• [Exercise instructions]: Extract and list every line that contains the word "chart".

(Code that draws figures)
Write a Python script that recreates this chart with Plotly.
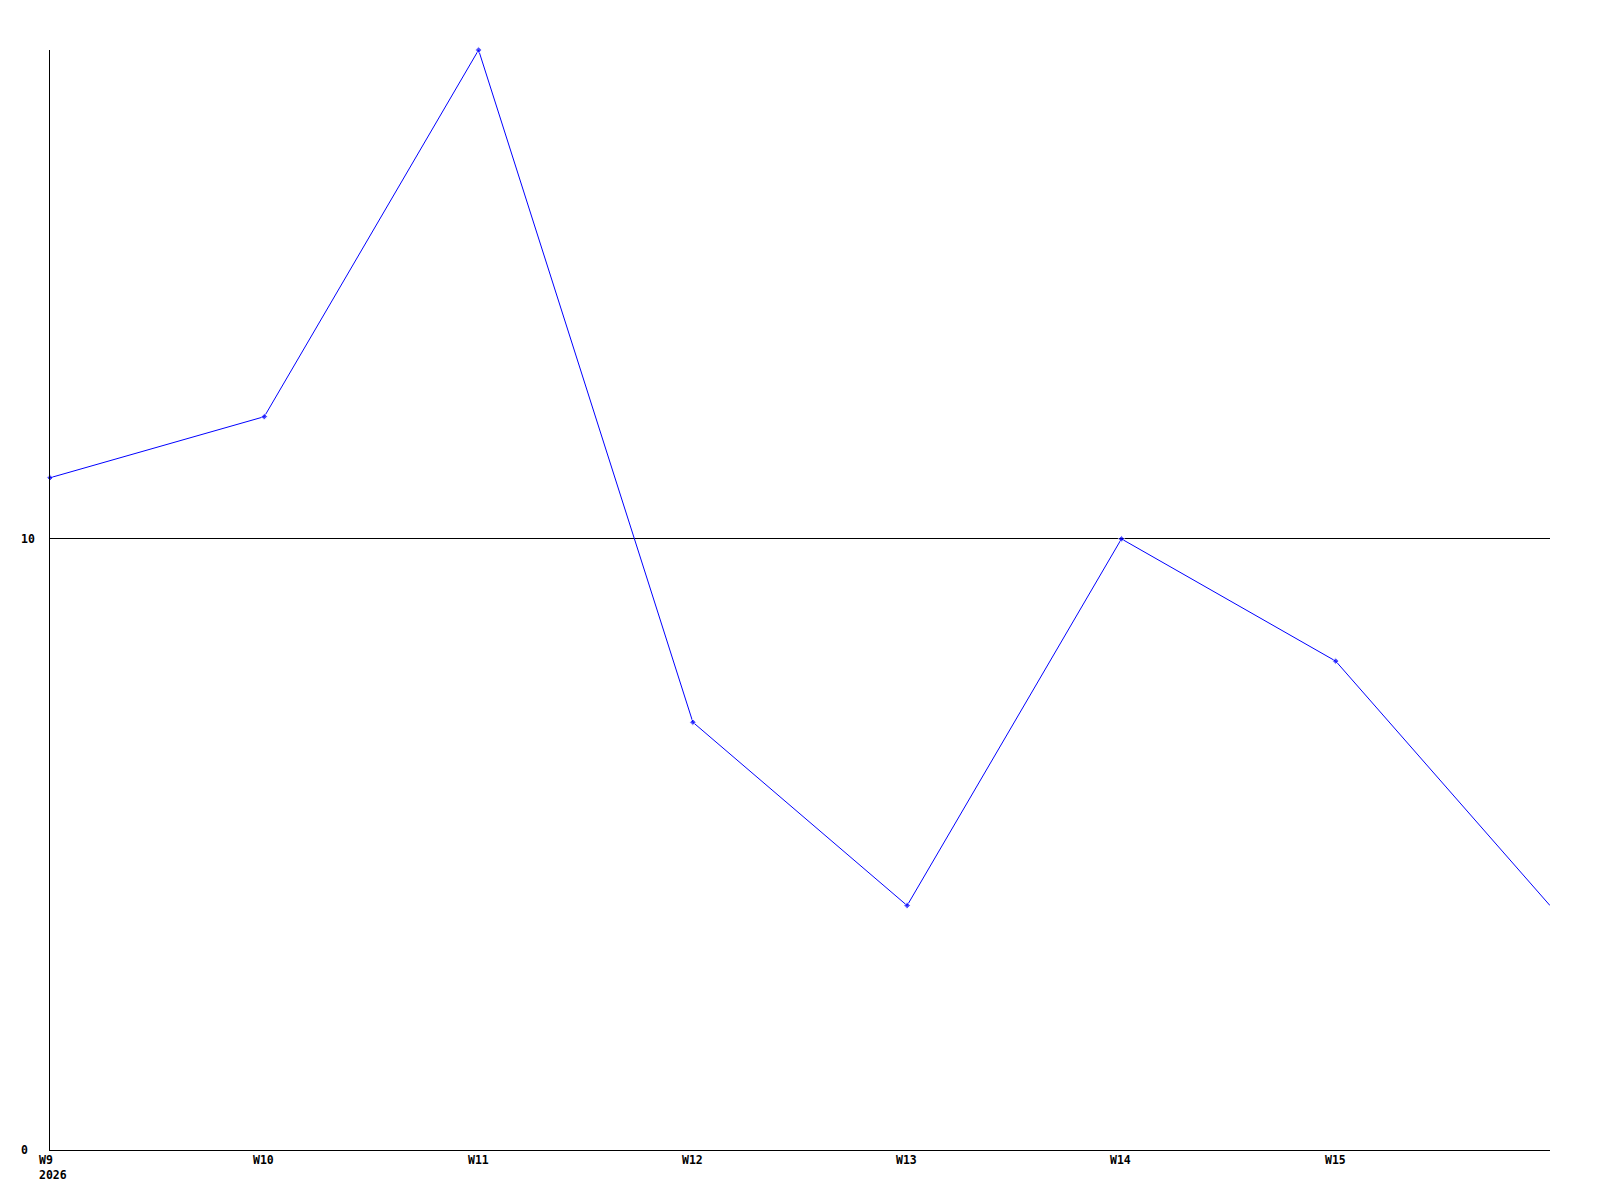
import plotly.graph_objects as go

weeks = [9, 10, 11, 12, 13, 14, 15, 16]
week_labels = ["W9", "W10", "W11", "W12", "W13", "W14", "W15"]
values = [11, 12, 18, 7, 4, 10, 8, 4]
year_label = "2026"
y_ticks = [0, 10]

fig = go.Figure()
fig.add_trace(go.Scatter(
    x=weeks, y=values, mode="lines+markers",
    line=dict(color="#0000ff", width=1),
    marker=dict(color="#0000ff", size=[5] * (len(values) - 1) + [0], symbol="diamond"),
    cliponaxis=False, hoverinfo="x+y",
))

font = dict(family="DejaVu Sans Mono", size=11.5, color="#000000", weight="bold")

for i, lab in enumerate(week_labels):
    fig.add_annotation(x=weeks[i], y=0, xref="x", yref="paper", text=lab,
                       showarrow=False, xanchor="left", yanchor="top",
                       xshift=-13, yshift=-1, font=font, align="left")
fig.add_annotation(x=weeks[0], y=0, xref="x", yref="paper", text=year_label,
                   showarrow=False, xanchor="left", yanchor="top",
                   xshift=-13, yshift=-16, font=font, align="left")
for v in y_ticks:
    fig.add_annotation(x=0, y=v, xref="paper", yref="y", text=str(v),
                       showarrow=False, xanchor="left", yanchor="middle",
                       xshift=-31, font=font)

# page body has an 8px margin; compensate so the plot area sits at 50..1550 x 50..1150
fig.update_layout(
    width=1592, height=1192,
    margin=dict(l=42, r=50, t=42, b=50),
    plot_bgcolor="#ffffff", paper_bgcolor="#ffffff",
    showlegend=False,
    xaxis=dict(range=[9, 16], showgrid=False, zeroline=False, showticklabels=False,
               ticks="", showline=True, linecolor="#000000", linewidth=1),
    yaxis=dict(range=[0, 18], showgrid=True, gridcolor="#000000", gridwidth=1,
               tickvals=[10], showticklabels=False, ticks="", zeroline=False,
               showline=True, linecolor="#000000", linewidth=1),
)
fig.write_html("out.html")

---

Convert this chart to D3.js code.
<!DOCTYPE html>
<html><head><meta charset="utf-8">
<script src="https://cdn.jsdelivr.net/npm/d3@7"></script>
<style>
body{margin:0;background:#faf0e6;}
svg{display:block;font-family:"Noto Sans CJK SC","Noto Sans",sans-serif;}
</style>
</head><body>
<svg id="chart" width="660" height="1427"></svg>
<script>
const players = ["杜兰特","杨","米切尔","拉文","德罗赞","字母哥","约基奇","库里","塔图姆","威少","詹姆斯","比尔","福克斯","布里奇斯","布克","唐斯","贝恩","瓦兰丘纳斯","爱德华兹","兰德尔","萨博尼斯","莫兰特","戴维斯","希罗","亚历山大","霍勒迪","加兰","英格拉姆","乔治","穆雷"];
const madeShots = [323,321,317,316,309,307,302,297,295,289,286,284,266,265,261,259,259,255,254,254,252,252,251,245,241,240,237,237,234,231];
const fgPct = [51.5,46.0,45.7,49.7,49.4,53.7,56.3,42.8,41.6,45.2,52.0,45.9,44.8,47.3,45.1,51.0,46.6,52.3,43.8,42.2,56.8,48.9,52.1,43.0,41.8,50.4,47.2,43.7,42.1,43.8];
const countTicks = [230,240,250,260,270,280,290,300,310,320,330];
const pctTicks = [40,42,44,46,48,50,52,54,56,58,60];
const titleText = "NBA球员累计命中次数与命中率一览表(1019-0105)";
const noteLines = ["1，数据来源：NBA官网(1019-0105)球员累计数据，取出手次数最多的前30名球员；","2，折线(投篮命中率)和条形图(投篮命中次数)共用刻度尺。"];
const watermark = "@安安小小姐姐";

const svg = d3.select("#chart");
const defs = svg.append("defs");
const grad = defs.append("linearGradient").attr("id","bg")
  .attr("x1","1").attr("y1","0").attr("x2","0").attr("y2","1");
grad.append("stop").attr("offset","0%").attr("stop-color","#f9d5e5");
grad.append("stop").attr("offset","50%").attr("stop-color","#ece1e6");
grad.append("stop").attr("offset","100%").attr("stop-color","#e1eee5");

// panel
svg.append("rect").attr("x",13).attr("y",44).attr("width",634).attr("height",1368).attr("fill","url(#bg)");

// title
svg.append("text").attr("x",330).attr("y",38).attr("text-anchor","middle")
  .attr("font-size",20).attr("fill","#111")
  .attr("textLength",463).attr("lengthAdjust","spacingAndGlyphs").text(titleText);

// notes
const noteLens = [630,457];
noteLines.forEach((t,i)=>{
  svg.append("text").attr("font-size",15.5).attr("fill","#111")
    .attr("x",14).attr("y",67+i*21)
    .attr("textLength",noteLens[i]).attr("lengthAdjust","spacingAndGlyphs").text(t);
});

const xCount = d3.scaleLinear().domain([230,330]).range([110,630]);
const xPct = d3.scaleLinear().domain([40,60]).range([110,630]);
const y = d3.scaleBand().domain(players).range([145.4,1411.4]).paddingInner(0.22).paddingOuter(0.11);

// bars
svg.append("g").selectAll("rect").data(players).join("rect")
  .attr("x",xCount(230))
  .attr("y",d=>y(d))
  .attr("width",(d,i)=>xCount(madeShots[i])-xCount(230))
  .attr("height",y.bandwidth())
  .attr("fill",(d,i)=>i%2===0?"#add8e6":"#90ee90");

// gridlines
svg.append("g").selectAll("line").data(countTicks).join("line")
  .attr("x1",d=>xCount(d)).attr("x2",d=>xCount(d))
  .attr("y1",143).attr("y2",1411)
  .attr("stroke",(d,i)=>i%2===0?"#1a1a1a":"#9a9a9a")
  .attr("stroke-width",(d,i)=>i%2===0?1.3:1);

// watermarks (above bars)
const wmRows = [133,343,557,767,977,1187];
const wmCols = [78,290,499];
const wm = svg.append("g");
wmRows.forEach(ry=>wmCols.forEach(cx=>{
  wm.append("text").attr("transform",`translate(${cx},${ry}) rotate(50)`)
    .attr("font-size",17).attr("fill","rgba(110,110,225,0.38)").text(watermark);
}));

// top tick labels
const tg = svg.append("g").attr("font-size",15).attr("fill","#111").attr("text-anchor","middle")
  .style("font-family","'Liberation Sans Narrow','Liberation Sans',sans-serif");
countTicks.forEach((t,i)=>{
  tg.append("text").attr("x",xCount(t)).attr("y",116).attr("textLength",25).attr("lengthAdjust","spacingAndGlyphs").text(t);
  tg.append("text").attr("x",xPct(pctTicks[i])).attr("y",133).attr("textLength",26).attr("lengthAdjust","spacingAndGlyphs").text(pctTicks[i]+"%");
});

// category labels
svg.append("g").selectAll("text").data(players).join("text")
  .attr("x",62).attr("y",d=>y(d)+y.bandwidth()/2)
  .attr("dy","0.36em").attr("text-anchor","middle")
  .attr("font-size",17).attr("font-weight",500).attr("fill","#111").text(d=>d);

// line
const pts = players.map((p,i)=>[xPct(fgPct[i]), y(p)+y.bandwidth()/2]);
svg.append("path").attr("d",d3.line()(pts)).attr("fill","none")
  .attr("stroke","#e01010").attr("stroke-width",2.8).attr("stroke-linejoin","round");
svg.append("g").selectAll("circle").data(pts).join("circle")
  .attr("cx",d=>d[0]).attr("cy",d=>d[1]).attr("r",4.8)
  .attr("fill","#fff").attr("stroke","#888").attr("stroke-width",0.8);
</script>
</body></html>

• [Solution for this problem]:
Write a Python script that recreates this chart with Plotly.
Convert this chart to D3.js code.
<svg id="chart" width="660" height="1427"></svg>
const svg = d3.select("#chart");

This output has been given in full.